Так для чего же Европе нужна свобода? Чтобы «гнать перед собой врагов и грабить их имущество», как определил высшее благо Чингисхан? Или, чтобы спастись «алчущим и жаждущим правды» (Нагорная проповедь)? Но в европейских институциях вольтерьянцы освистывают редких, готовых «быть изгнанными правды ради». Свобода совести ограничена исключительно правом объявлять порок и добродетель, добро и зло равночестными.
Ценностный нигилизм – это и есть конец истории. Поэтому для Европы заканчивается эпоха культуры как порождения духа. Остается технократическая цивилизация. Это уже не метафизический «Рим» – незримый центр, где свершается всемирно-историческое. Это Рим языческий с его паническим страхом перед физическим несовершенством, старением и смертью. Но такой Рим со всем его материальным превосходством – водопроводом, термами, Колизеем и Форумом – уже был сметен Аларихом вестготским. Сегодня технократия бессильна перед мигрантами вовсе не потому, что тех много и они иные, а потому, что у нее нет святынь, одни лишь компьютеры и «права», которые мигранты заполнят своими святынями.
Что же Россия? Мир все еще ждет, что скажет страна Достоевского на вызовы XXI столетия.
Хотя в 1917 году православие в России попытались распять и заковать в цепи, оковы рухнули, и оскудевший, но живой его дух высвободился. Вот и идет все еще в России – единственной во всей Европе – подлинно исторический спор, живем ли для того, чтобы есть, или едим, чтобы жить, и зачем живем. Пока это волнует людей, не будет конца истории. А будущее России – это будущее Европы. Но, похоже, Европа, как и во времена Пушкина, «в отношении России столь же невежественна, как неблагодарна».
Россия и Европа на пороге третьего тысячелетия
Очевидная битва вокруг места России и русских в мировой истории, события на Балканах, усиление не только геополитического, но и очевидного духовного давления уже на некоммунистическую Россию не оставляют сомнений, что осуществление глобальных проектов вокруг Православия и России как исторического явления, начавшееся в начале двадцатого столетия под флагом марксизма, продолжается в его конце под новыми лозунгами.
Сегодня Россию заталкивают в геополитическую резервацию. Это крах не Ялты и Потсдама – такие потери можно было преодолеть через одно-два десятилетия через новую систему сдержек и противовесов. Это крушение всей русской истории. Это и есть цена за место в мировой олигархии московско-петербургской элиты, не смеющей даже возражать Западу в его задаче века – уничтожении российского великодержавия и русской исторической личности во всех их геполитических и духовных определениях. Российский же либерал, как прежде, отвергает русский исторический и духовный опыт, соединив в себе сегодня преклонение перед Европой – со стороны петербургской России XVIII в., презрение и ненависть к русскому и православному – от раннего большевизма, с уже не наивным, а воинствующим невежеством во всем, что за пределами «исторического материализма» эпохи застоя. Равнодушие образованного слоя любых политических красок к смыслу мировой истории, месту в ней русского народа – главное свойство современного западничества.

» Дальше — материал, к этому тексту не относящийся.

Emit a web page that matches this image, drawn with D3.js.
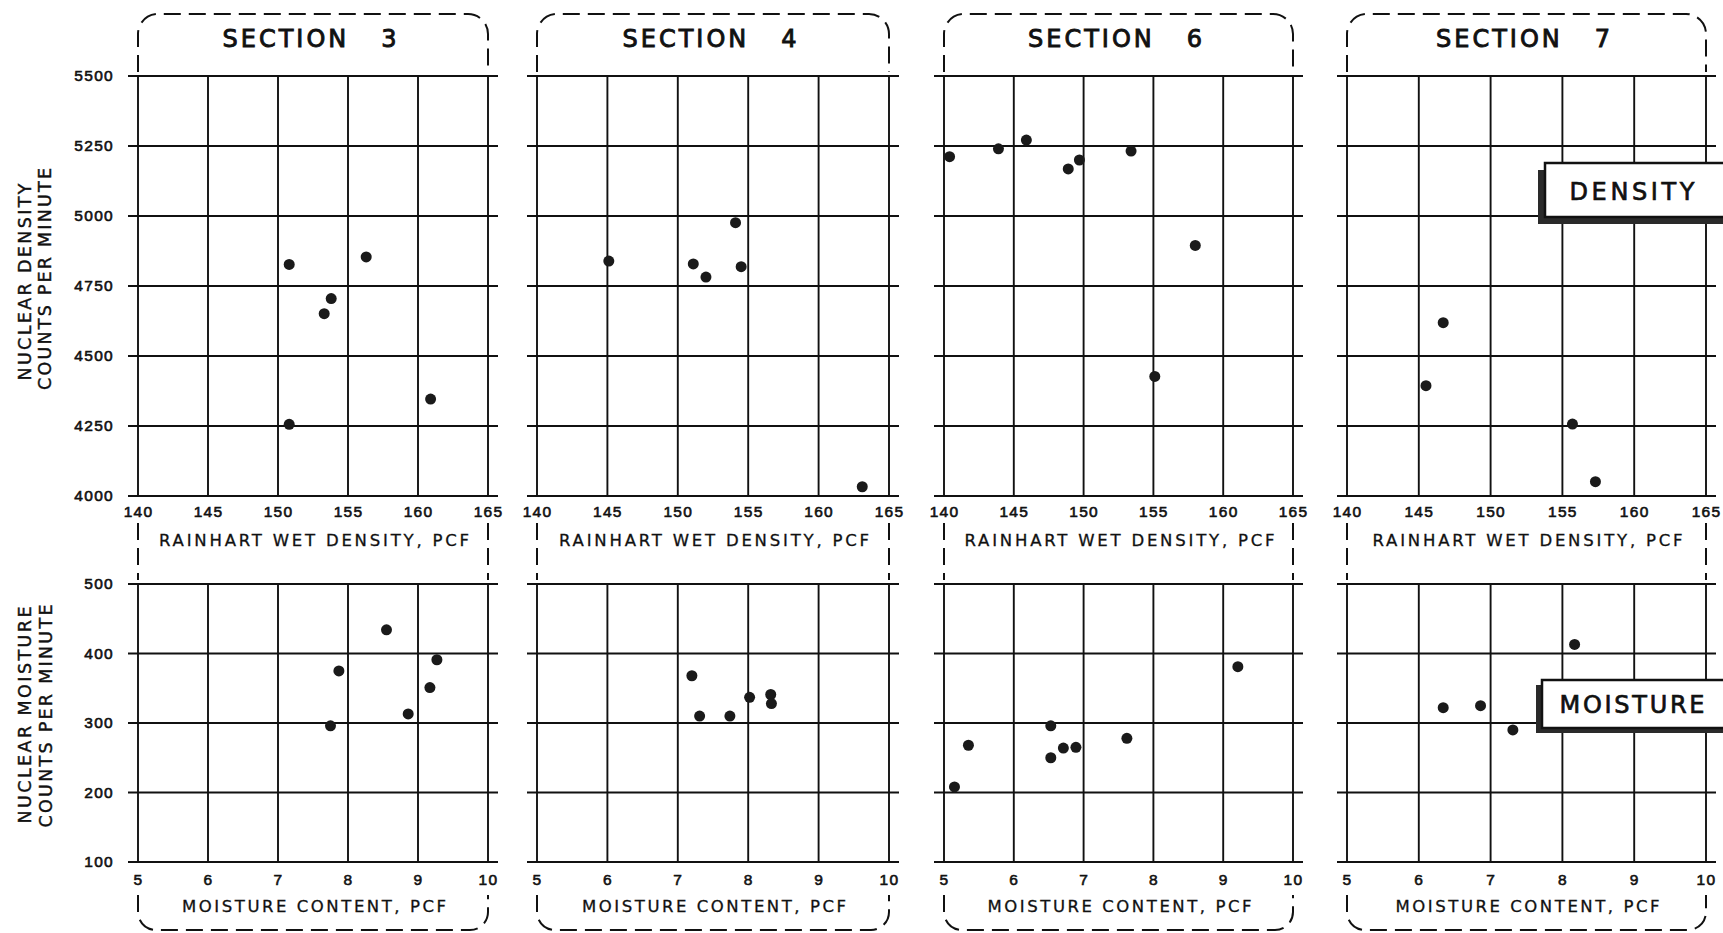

Но в свое время самобытная русская общественная мысль, как заметил Н.А.Бердяев, пробудилась на проблеме историософической. «Она глубоко задумалась над тем, что замыслил Творец о России, что есть Россия и какова ее судьба». В духовном поиске всего Х!Х в. западничество даже у крайних либералов и социалистов не было самоотрицанием, оно было стороной русской общественной мысли. Даже авторитетнейший для нынешних западников русский философ Владимир Соловьев объяснял свой призыв к единению Европы и России идеей вселенского христианства, «по происхождению же и значению своему стоящей выше всяких местных противуположностей.».
Ни левые западники, стремившиеся облагодетельствовать русских и славян европейским социализмом, ни В.Соловьев не оправдались в своих построениях всемирного братства труда или вселенского единения христианского мира под эгидой Папства. Исторический материал ХХ в. слишком красноречив – революции и социальный эксперимент, стоившие славянам, как и предсказывал Достоевский, 100 млн. голов и краха великой державы, геноцид сербов в Хорватии с благословения Ватикана. Неумолимый судия – история подтвердила предвидения Н.Н.Страхова, полемизировавшего с В.Соловьевым по книге Н.Данилевского «Россия и Европа». Эти оценки звучат назидательно и сегодня.